リンクを開けていただくと各地区の斜め伝播可能が示されています。下の図は同時間の国分寺の斜め伝播可能周波数の解析です。

表の見方は、通信距離1000km(福岡くらいになりますでしょうか)だとすると、4.15MHz~6.30MHzが利用可能周波数、という風に読みます。

ハムの実感としては、上空200~300kmのところへ斜めにボールを投げ上げそれが向こう側どこまで届くか、というような簡単な三角関数の感覚で考えていくわけですが、東京→大阪は例えば500kmくらいだとするとおおむね底辺が2、高さが1になりますから、角度は45度くらいです。垂直成分は周波数×コサインシータになると思いますので、MUFをコサイン45度で割り算して‥みたいな感じに理屈としてはなります。
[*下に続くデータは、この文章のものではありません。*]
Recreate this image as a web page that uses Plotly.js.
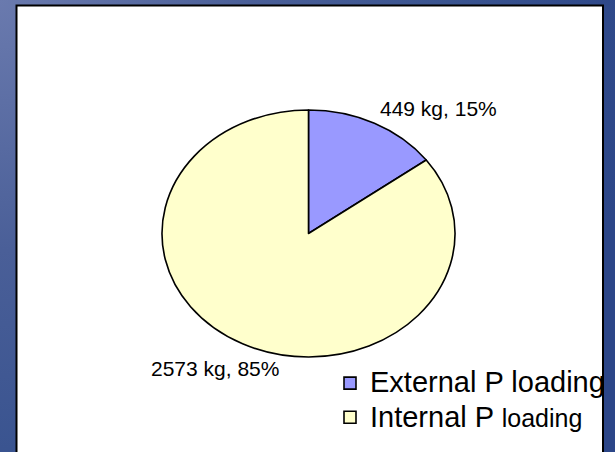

ただ、実感としては、1000kmを超えない国内通信はおおむねイオノグラムの右いっぱい(正確にはMUFは使えないといけないので右いっぱいではないと思います)くらいのところの周波数でないと使えないと思います。
1000kmを超えてくると斜め伝播を意識するようになります。北向きは基本的に電離層が弱いため多くは期待できませんが、九州から沖縄にかけて、ないしは韓国あたりが斜め伝播で応答をいただけるところです。だいたいMUFの1.25~1.5倍くらいのところだろうと思います。

NICTデータにはいろいろと読解に楽しいものがありますので、少しずつ続編を書くようにいたしますが、今回はここまでで。